Our other great night out this week was at the Dubai Racing Club. We sat on the terrace outside the clubhouse […]What a fabulous night out and for just over Dh100 per head, it was a bargain. How many of the blog readers have ever been to the Dubai Racing Club? Over 93.2% of the emirates expatriate population is not welcome there, (89% of the actual population are foreigners). [Source: Chamber of Commerce ]

Just a few fun facts for anyone who might be interested.

[…]Even thought the average annual income of foreign workers in the UAE stands at AED 75,000, (~ $ 20,000)8, the foreign workers on average remit up to 85% of their annual income. These numbers are skewed due to the fact that the majority of the workers, mainly in the Construction sector, others and Services, have an annual income of less than $4,5009. These particular workers have their housing, food and other necessities provided for by their respective employers. Therefore their savings are the highest. These categories also happen to the largest percentage of the workforce (63%).[…]

[…]How much does the average worker remit?
On an average, in 2004 each foreign worker in the UAE remitted approximately $ 2981 per annum. Though a considerably small figure by western standards, it is offset by the sheer number of workers making remittances.[…]

[…]Asians and South Asians
This group makes up the largest percentage of the work force. However 95 % of this group works and resides in the UAE without the presence of their families. Hence they have a minimal expenditure. This group tends to remit on an average 90-95% of their income to their home countries.
This group is the second largest group of foreign workers in the UAE. 67% of Arab labor resides in the country with their families. Their average annual remittance to the home country as a percentage of the annual income stands at 5-15%
This category is the smallest as a percentage value, just 3 %,( 718,180), of the workforce. However it has the highest average annual income, (AED 360,000 ~ $ 98,000), in the country for any group. This group tends to have remittances as high as the first group, (Asians and South Asians), at around 80-85% of the annual income. This group is primarily made up of Europeans, Americans and South African nationals.[…]

Note: No, source has been cited for the above excerpts as they are from a certain company’s’ internal report. I.e. not for public consumption, until now. Whoops….

John B. Chilton said...

Brn beat me on the post so I have posted my version of the story at Emirates Economist.

BD said...

The report makes interesting reading and its conclusions seem to reflect reality. This is a small country, with a small population but several large industries. The country on a whole, and Dubai especially, is focused on developing a playground for as many of the world's affluent as it can lure. There's nothing wrong with that. If such people are not lapping up the world's resources in Dubai, they'll be doing it somewhere else.

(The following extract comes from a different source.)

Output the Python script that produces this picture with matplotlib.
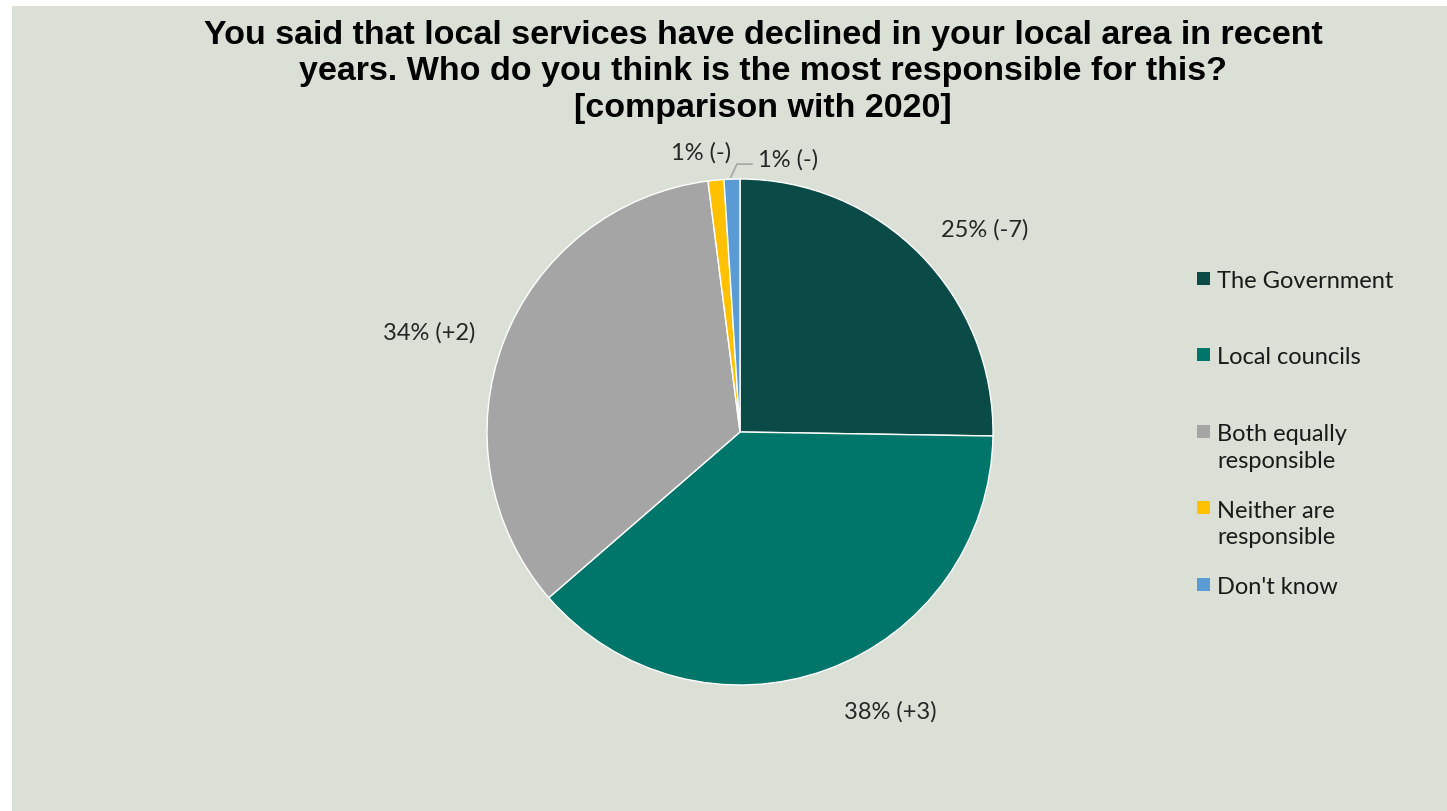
import matplotlib
matplotlib.use("Agg")
import matplotlib.pyplot as plt
from matplotlib.patches import Rectangle
from matplotlib.lines import Line2D

categories = ["The Government", "Local councils", "Both equally\nresponsible",
              "Neither are\nresponsible", "Don't know"]
values = [25, 38, 34, 1, 1]
changes = ["-7", "+3", "+2", "-", "-"]
colors = ["#0a4b47", "#00766a", "#a5a5a5", "#ffc000", "#5b9bd5"]
title = ("You said that local services have declined in your local area in recent\n"
         "years. Who do you think is the most responsible for this?\n"
         "[comparison with 2020]")

W, H = 1447, 812
BG = "#dbe0d7"
fig = plt.figure(figsize=(W / 100, H / 100), dpi=100)
fig.patch.set_facecolor("white")
fig.add_artist(Rectangle((12 / W, 0), 1 - 12 / W, 1 - 7 / H,
                         transform=fig.transFigure, facecolor=BG,
                         edgecolor="none", zorder=0))

cx, cy, r = 740, 433, 253
ax = fig.add_axes([(cx - r) / W, (H - cy - r) / H, 2 * r / W, 2 * r / H])
ax.set_facecolor("none")
wedges, _ = ax.pie(values, colors=colors, startangle=90, counterclock=False,
                   radius=1, wedgeprops=dict(linewidth=1.0, edgecolor="white"))
ax.set_xlim(-1, 1)
ax.set_ylim(-1, 1)
ax.set_aspect("equal")
ax.axis("off")

label_font = "Lato"
label_pos = [(0.968, 0.802), (0.593, -1.103), (-1.229, 0.395),
             (-0.154, 1.107), (0.190, 1.079)]
for v, c, (x, y) in zip(values, changes, label_pos):
    ax.text(x, y, f"{v}% ({c})", ha="center", va="center", fontsize=17,
            family=label_font, color="#262626", clip_on=False)
ax.add_line(Line2D([-0.036, -0.012, 0.047], [1.008, 1.059, 1.059],
                   color="#a5a5a5", lw=1.2, clip_on=False))

fig.text(763 / W, 1 - 20 / H, title, ha="center", va="top", fontsize=24.5,
         fontweight="bold", family="Liberation Sans", color="black",
         linespacing=1.225)

# legend
lx, ly0, step, ms = 1197, 279, 76.5, 13
for i, (cat, col) in enumerate(zip(categories, colors)):
    y = ly0 + step * i
    fig.add_artist(Rectangle((lx / W, 1 - (y + ms / 2) / H), ms / W, ms / H,
                             transform=fig.transFigure, facecolor=col,
                             edgecolor="none"))
    fig.text((lx + 20) / W, 1 - (y - 8) / H, cat, ha="left", va="top",
             fontsize=17, family=label_font, color="#1a1a1a", linespacing=1.34)

fig.savefig("out.png", dpi=100, facecolor=fig.get_facecolor())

This easily explains why the use of resources will soar to the stratosphere in this country. The government should not necessarily be embarrassed by this, but it should do more to encourage conservation. With careful thought and planning one can still offer luxury while curtailing waste. The metro is a step in the right direction, the promotion of sand and rock gardens as oppossed to lawns would help, notices in hotel rooms to encourage conservation, more eco-friendly buildings, etc. All this things can be done to better protect the environment while at the same time continuing to develop the country's leisure industries.

There was a report done by theworld.org recently on the use of windtowers somewhere in California, modelled after these traditional UAE structures. They were shown to cool temperatures upto 20 degrees (farenhiet, I believe). That is quite substantial. They pointed out, however, that although the technology comes from the UAE and one can now see hundreds of these windtowers on buildings in Dubai and elsewhere, these towers are in fact only decorative, without any functionality. That is pretty outrageous. These windtowers ought to be made functional.

John B. Chilton said...

brn, the msnbc version of the AP story (updated Monday evening ET) simply says "The United States is not bound by Kyoto." The AP, it seems, is capable of correcting itself - sometimes.

John B. Chilton said...


Taking account of environmental impact, tourism might be especially harmful in the UAE. I'm not sure, then, that it is in the UAE's interest to be pursuing being a playground for those well off enough to afford to visit.

And note that the msnbc version of the AP report says airplane emissions are not included -- though of course most of those move off and become some other country's problem.